職場復帰1日目

 2月22日、ミネソタ晴れ

 相変わらず氷点下の日々が続くが、寒さも弱まり外出するときにニット帽をかぶらなくても大丈夫になってきた。

 今日、3週間の育児休暇を終え職場復帰した。仕事始めは毎月恒例のクリーンルームのクリーンナップ。

 新人が二人入ってきたのだけれど彼らの指導もしなくてはならない。クリーンルームに入るときは専用のつなぎを着て入るのだがなるべく清潔を保って着用しなければならない。新人がつなぎを着る様子を見ていて”初めてなのか?”と聞くと2回目だという。え!2回目なのにそんなめちゃくちゃな着方をしているのか?と改めて指導した。

 清潔不潔の考え方ってのは非常に重要なのだけれど彼らには全く理解できていない。これはなにも新人に限ったことではなく数年間もこの職場で働いている人でさえもできていない人がほとんど。渡米当初、彼らの間違いを正そうとしても、”これはまだ清潔だ”と言い張って結局理解しようとしなかった。

 逆に言えば、少々不潔になっても意外に大丈夫なんだということを知ることにもなった。

 たとえば日本の研究室では試薬のボトルやフタ、細胞培養のフラスコの口をガスバーナーであぶっていたが、ここでは全くしない。かといって操作が貫壁かと言えばそうでもない。ボトルの口に指が当たっていることもしょっちゅうだし、パイペットの先端が不潔なところに接触していることも多々ある。それでもめったにコンタミしないのでそれでいいと言えばいいのだろう。

 こう考えてみると日本でやっていた清潔操作がむしろ過剰だったのかとも思う。

 でも彼らは実験の操作手順書を事細かに作成しその通りにやっているから問題が起きていないと主張する。しかしそうではない。操作手順書通りにやっていないことがよくある。それでも表向きは手順書通りにやっているということになっているから怖い。

 これは何もこの職場に限ったことではない。アメリカという国そのものがそんな調子だと思う。

 操作手順書を事細かに作成し、その通りに行ったと記載する。しかし、実際はそうではない。そして問題が起きた時には手順書通りにやったからまったく個人に非はないと主張するのだ。

 あまり詳しくは書けないが、多くの矛盾を抱えていることは間違いない。

 しかしその矛盾を矛盾と認識できないのか、それとも認識していると認めてしまったら立場があぶなくなるからなのか。

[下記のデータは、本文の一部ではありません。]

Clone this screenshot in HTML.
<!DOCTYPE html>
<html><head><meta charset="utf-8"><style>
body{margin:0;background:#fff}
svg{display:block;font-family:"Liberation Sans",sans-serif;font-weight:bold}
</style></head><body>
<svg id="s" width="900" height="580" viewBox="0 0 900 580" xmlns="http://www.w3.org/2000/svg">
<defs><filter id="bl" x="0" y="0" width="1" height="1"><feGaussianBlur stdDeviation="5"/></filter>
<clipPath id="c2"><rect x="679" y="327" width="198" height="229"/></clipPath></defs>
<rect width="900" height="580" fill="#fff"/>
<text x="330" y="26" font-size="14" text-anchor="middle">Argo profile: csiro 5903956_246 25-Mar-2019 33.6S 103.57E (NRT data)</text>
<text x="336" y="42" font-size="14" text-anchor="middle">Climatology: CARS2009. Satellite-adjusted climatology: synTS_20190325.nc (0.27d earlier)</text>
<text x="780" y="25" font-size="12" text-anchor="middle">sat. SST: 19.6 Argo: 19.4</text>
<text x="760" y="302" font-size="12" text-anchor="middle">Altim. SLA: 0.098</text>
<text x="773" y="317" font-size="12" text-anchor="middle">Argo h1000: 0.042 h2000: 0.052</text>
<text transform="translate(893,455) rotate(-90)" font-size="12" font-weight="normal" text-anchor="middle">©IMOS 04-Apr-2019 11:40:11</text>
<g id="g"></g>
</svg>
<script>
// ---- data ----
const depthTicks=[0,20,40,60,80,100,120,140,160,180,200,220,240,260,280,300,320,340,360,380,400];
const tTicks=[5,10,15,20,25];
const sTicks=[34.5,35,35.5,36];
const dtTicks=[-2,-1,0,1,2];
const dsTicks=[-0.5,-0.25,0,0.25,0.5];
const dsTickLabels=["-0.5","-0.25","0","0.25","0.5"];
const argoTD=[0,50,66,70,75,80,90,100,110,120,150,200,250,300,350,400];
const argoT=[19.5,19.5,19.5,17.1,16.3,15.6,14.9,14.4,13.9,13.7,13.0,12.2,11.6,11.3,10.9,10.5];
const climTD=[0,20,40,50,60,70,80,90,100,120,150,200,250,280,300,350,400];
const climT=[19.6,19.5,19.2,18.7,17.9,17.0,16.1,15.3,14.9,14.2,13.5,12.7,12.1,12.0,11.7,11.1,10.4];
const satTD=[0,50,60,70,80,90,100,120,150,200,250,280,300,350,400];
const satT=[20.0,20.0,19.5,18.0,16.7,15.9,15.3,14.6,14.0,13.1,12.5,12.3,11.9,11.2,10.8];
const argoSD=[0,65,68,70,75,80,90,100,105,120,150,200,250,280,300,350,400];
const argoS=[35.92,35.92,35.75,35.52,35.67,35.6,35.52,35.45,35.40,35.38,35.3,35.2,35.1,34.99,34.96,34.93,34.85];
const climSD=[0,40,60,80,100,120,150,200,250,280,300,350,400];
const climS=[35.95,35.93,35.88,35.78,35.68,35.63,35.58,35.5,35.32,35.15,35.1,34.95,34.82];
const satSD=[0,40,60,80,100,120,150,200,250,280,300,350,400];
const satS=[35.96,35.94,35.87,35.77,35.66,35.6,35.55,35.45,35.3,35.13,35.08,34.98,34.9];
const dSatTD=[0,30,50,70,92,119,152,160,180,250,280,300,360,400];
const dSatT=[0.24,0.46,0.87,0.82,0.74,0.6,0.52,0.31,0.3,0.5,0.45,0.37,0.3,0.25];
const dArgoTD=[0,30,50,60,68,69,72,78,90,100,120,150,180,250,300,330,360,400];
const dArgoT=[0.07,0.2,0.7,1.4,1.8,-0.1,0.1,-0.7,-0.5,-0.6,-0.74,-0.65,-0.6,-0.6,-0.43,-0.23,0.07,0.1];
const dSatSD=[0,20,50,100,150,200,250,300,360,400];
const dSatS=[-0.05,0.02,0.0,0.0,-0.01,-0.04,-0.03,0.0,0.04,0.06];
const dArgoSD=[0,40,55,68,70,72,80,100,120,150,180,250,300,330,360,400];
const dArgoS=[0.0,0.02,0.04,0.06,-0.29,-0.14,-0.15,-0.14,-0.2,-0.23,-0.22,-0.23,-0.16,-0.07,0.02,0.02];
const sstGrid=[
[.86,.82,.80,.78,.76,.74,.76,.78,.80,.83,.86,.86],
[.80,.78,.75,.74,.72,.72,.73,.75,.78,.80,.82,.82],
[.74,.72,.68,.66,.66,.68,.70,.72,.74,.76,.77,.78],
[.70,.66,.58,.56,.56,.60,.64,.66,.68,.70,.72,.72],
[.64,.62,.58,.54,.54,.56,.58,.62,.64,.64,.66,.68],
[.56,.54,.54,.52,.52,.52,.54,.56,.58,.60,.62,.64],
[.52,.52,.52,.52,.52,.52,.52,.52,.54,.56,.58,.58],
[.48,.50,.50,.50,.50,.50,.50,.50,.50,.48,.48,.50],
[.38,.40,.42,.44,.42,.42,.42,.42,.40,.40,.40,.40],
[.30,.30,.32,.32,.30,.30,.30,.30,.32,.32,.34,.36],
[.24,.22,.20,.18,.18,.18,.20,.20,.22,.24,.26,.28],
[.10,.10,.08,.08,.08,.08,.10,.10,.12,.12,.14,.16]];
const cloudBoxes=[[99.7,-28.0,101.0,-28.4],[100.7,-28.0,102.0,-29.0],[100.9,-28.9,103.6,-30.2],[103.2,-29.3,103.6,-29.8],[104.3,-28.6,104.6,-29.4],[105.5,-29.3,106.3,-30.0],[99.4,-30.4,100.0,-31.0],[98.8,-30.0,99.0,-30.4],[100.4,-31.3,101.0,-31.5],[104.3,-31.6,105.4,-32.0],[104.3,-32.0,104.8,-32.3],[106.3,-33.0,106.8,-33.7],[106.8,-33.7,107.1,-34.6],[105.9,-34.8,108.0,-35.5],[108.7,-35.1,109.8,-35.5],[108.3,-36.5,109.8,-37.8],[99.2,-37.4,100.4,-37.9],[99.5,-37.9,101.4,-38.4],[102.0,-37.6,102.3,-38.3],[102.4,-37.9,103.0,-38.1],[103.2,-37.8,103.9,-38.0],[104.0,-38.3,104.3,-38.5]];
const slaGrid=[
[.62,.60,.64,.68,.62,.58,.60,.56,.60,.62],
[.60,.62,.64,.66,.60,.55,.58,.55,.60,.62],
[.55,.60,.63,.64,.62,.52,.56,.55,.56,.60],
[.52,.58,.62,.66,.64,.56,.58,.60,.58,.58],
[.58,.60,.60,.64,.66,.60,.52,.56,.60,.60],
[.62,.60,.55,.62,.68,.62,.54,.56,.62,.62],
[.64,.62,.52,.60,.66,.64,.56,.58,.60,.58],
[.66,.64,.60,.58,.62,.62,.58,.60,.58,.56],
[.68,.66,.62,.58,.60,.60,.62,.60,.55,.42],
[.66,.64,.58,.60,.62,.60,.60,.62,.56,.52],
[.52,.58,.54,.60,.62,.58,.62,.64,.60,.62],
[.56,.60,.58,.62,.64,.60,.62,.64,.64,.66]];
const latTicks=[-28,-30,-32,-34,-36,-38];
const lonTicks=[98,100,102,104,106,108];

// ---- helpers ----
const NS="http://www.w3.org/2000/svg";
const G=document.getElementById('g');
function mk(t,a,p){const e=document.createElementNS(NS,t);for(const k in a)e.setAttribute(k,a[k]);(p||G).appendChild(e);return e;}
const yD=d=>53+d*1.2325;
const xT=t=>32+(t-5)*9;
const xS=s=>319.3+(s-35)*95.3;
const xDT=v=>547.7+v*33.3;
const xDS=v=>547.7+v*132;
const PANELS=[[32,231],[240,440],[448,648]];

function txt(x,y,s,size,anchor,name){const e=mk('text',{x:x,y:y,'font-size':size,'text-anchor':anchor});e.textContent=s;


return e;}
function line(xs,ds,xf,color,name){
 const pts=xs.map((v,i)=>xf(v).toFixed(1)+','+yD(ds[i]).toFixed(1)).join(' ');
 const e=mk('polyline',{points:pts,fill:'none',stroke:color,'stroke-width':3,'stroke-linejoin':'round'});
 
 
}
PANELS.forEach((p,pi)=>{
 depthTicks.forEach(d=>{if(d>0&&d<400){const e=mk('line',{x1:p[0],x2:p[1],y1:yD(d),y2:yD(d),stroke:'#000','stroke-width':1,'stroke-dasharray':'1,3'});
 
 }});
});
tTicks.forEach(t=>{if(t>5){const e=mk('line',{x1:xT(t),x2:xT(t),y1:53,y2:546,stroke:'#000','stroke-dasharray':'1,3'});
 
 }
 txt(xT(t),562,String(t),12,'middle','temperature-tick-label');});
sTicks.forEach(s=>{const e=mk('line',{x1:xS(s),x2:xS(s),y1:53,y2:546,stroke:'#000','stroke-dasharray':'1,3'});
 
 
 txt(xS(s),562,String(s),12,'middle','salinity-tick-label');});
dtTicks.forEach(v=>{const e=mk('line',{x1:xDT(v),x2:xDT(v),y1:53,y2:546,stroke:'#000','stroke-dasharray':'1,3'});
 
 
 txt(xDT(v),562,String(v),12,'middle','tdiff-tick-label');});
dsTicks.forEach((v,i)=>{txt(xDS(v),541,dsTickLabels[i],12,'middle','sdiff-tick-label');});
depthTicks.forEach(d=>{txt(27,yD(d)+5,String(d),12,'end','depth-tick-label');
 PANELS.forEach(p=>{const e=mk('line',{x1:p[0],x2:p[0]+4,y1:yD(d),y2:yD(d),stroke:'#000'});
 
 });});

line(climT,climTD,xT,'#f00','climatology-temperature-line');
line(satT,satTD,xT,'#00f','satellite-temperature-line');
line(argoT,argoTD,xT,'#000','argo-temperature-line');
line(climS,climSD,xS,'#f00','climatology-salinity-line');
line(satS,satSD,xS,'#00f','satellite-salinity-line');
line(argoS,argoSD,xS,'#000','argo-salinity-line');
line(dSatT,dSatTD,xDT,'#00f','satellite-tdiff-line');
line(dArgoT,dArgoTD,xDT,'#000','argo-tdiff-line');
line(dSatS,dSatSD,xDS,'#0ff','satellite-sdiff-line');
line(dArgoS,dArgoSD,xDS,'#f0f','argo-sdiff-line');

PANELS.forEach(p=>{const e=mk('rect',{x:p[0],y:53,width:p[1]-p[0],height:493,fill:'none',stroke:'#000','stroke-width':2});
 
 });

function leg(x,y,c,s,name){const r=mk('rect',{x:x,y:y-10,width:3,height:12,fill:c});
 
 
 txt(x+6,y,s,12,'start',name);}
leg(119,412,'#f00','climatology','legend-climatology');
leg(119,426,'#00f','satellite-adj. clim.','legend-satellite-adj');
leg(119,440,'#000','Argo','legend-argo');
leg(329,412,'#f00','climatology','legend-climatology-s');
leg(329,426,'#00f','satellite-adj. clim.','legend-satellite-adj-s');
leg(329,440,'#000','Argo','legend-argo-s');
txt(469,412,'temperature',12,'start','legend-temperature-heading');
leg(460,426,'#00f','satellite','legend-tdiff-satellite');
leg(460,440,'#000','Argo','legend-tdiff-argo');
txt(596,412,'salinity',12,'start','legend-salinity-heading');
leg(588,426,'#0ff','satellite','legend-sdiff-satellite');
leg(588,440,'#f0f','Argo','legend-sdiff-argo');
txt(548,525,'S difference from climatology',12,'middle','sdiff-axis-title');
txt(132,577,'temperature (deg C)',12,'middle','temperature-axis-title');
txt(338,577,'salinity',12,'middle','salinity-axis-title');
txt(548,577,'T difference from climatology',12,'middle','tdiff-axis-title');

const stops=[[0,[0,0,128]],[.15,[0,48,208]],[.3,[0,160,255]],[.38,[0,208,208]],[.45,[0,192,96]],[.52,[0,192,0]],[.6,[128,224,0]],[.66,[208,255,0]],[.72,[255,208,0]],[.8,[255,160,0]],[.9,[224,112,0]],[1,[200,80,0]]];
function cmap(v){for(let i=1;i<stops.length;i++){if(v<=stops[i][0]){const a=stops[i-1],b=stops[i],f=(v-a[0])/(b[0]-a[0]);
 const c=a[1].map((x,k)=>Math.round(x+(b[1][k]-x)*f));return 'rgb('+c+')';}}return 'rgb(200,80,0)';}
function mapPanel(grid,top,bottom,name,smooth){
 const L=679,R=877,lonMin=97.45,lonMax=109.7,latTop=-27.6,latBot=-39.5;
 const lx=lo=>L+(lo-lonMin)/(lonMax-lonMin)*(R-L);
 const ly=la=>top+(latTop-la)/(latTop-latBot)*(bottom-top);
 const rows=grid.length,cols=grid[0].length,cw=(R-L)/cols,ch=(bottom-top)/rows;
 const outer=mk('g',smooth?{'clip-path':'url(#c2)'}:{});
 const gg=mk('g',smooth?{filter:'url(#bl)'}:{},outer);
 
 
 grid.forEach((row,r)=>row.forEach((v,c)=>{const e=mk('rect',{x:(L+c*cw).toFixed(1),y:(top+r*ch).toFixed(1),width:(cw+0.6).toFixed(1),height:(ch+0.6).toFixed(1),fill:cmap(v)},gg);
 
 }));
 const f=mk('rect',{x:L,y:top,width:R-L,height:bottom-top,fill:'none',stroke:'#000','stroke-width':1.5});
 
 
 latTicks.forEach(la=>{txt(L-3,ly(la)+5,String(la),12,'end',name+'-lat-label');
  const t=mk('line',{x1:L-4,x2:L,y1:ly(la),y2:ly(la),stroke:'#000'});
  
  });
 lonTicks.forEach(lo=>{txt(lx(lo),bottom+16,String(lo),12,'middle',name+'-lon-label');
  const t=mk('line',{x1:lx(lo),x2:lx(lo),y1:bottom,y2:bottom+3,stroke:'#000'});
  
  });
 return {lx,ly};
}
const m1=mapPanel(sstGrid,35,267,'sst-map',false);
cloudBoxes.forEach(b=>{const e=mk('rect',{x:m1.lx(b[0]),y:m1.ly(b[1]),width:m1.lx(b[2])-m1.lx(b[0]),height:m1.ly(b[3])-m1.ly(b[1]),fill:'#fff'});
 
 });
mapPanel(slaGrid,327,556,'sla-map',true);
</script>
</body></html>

 そんな国にバッシングされているトヨタがなんだかかわいそうにさえ思えてくる。


 さて、そんな話はここまでにしておいて。

 今日は新人の歓迎を兼ねたランチを皆でとるためにバッファローウィングで有名なお店に行ってきた。

 そんなところで話をする彼らはとても生き生きとしていてさわやかでいい人たちばかりなのだった。

 日本人も、自国や自国民を批判するような姿勢をとり続けて自虐的になるよりももっとおおらかに過ごしたほうが良いのではないだろうか。そしてアメリカ人のように許容するべきではないところは徹底的にたたく! そうしたほうが良いと思う。

 アメリカは人民の人民による人民のための政治とエイブラハム・リンカーンが語ったように表向きは民主国家である。しかし実際はそうとは言えない。一部の権力者、資産家が資産を増やし権力を得るために作られ運営されているという側面があるのだから。時にはその為に自国民を大量に犠牲にしたりする。そして犠牲となって死んでいった人々を英雄として称えることは決して忘れない。

 それとくらべ日本の政府はなんとお人好しでおバカなんだろうかと少々飽きれることが最近多い。

 まあ日本国民が自ら選んだのだからしょうがないのかな。それとも国民は操られているただけなのだろうかな、アメリカみたいに。